The Texas Republican Party used to be represented among its elected officials as an organization dedicated to low taxes, local control and individual liberty. There was little else at the top of the party’s agenda.
That’s no longer the case. It now gets involved in issues such as use of public restrooms, school vouchers and whether we should allow prayer in public school classrooms.
I mention this in light of the recent tumult involving two key Texas Republicans: Lt. Gov. Dan Patrick and state Sen. Kel Seliger.
Patrick has kicked Seliger, of Amarillo, out of the chairmanship of two Senate committees and removed him from membership on two others. Seliger didn’t like one of the chairmanships he got, said something to a radio talk show host and then got the boot from that chairmanship.
Patrick blames Seliger’s impolite remarks about a key Patrick aide; Seliger blames the tempest on the vast differences in the two men’s approach to government. Spoiler alert: I am going to side with Seliger on this one.

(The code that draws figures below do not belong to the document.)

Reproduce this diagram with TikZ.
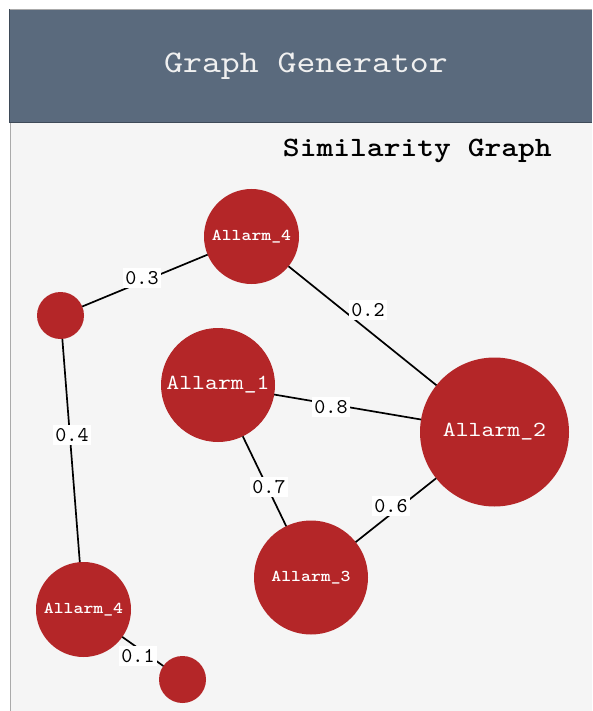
\documentclass[tikz,border=0pt]{standalone}
\usepackage{fontspec}
% Courier-like serif typewriter face, stretched to Courier advance widths
\newfontfamily\typeface{lmmono10-regular.otf}[BoldFont=lmmonolt10-bold.otf, FakeStretch=1.143]
\newfontfamily\weightface{lmmono10-regular.otf}
\definecolor{headerbg}{RGB}{90,106,125}
\definecolor{headerline}{RGB}{62,74,88}
\definecolor{panelbg}{RGB}{245,245,245}
\definecolor{panelline}{RGB}{170,170,170}
\definecolor{nodered}{RGB}{180,38,40}
\definecolor{titlefg}{RGB}{240,240,240}
\tikzset{
  alarm/.style={circle, fill=nodered, inner sep=0pt, outer sep=0pt,
    text=white, font=\typeface},
  bigalarm/.style={alarm, minimum size=114pt, font=\typeface\fontsize{21.5}{22}\selectfont},
  hugealarm/.style={alarm, minimum size=149pt, font=\typeface\fontsize{21.5}{22}\selectfont},
  midalarm/.style={alarm, minimum size=95pt, font=\typeface\bfseries\fontsize{16.5}{17}\selectfont},
  dotalarm/.style={alarm, minimum size=47pt},
  link/.style={draw=black, line width=1.7pt},
  weight/.style={fill=white, inner xsep=2pt, inner ysep=3pt,
    font=\weightface\fontsize{21}{22}\selectfont, text=black},
}
\begin{document}
\begin{tikzpicture}[x=1pt, y=-1pt]
  \useasboundingbox (0,0) rectangle (592,711);
  % page and panel
  \fill[white] (0,0) rectangle (592,711);
  \fill[panelbg] (10,123) rectangle (592,711);
  \draw[panelline, line width=1pt] (10.5,123) -- (10.5,711);
  % header band
  \fill[headerbg] (9.5,9.5) rectangle (592,123);
  \draw[panelline, line width=0.8pt] (9.5,9.5) -- (592,9.5);
  \draw[headerline, line width=1pt] (9.5,9.5) -- (9.5,123) -- (592,123);
  \node[anchor=base, text=titlefg, font=\typeface\fontsize{31.5}{32}\selectfont]
    (title) at (306,73) {Graph Generator};
  \node[anchor=base east, inner sep=0pt, font=\typeface\bfseries\fontsize{28}{29}\selectfont]
    (subtitle) at (552,157) {Similarity Graph};

  % alarm nodes
  \node[midalarm]  (a4top) at (251.5,236.5) {Allarm\_4};
  \node[dotalarm]  (dotA)  at (60.5,315.5)  {};
  \node[bigalarm]  (a1)    at (218,385)     {Allarm\_1};
  \node[hugealarm] (a2)    at (494.5,432)   {Allarm\_2};
  \node[bigalarm,  font=\typeface\bfseries\fontsize{16.5}{17}\selectfont]
                   (a3)    at (311,577.5)   {Allarm\_3};
  \node[midalarm]  (a4bot) at (83.5,609.5)  {Allarm\_4};
  \node[dotalarm]  (dotB)  at (182.5,679.5) {};

  % similarity links
  \draw[link] (dotA) -- (a4top);
  \draw[link] (dotA) -- (a4bot);
  \draw[link] (a4bot) -- (dotB);
  \draw[link] (a4top) -- (a2);
  \draw[link] (a1) -- (a2);
  \draw[link] (a1) -- (a3);
  \draw[link] (a3) -- (a2);

  % link weights
  \node[weight] (w03) at (142,278) {0.3};
  \node[weight] (w04) at (72,435)  {0.4};
  \node[weight] (w01) at (138,656) {0.1};
  \node[weight] (w02) at (368,310) {0.2};
  \node[weight] (w08) at (331,407) {0.8};
  \node[weight] (w07) at (269,487) {0.7};
  \node[weight] (w06) at (391,506) {0.6};
\end{tikzpicture}
\end{document}
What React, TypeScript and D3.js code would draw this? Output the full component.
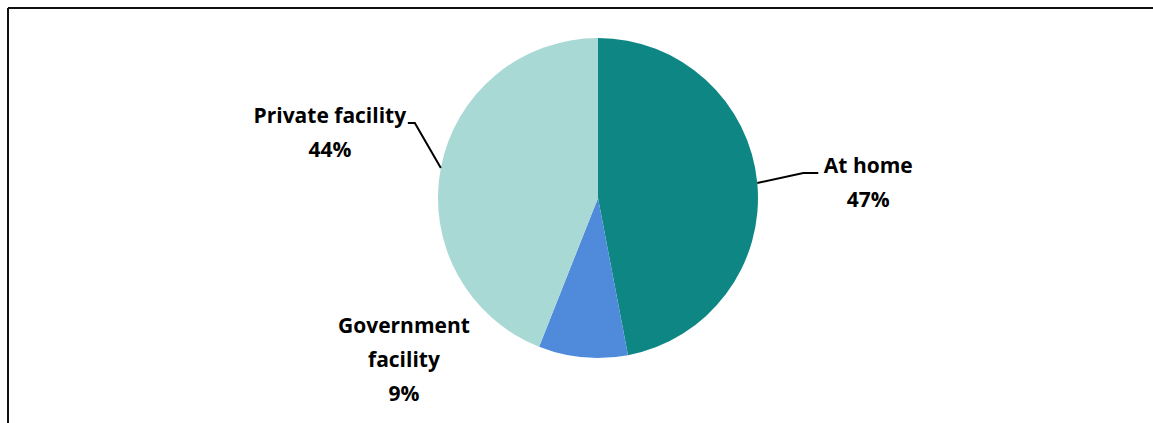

Which brings me to a key point. I once wondered aloud whether Seliger has a place in today’s Texas GOP. I posited the notion that the party has moved away from the senator’s more pragmatic approach to government. Given the rigid ideology that at times drives Patrick’s legislative agenda, I am thinking once again that might be the case.
The closest thing I can find in Seliger’s political portfolio that might tilt him toward a “socially conservative” viewpoint is his strong support for gun owners’ rights. He calls himself a proud member of the National Rifle Association. The rest of his legislative political career has focused more on the value of public education, on keeping our tax burden low, fighting for private property ownership, issues that matter to the rural West Texans who help re-elect him to the Senate every four years.
Patrick well might believe in all that, too, but he goes a whole lot farther than Seliger does. He pushed that idiotic Bathroom Bill through the Senate in 2017, only to watch it die in the House when then-Speaker Joe Straus declared it dead on arrival. The bill would have required transgender individuals to use public restrooms in accordance to their gender at birth. Discrimination, anyone?
That’s the kind of nonsense that seems to drive so many Texas Republicans in public office these days. I don’t believe Seliger — whom I have known well for the past 24 years — buys into that agenda.
So these two men have butted heads.
Patrick presides over the Senate. He can assign or un-assign senators to whichever committees he chooses.
Sen. Seliger calls himself a proud Republican. I believe he does so with sincerity. The problem, as I see it, is whether the GOP leadership is aligned with this good man’s practical sense of government’s reach and its limitation. I fear it isn’t.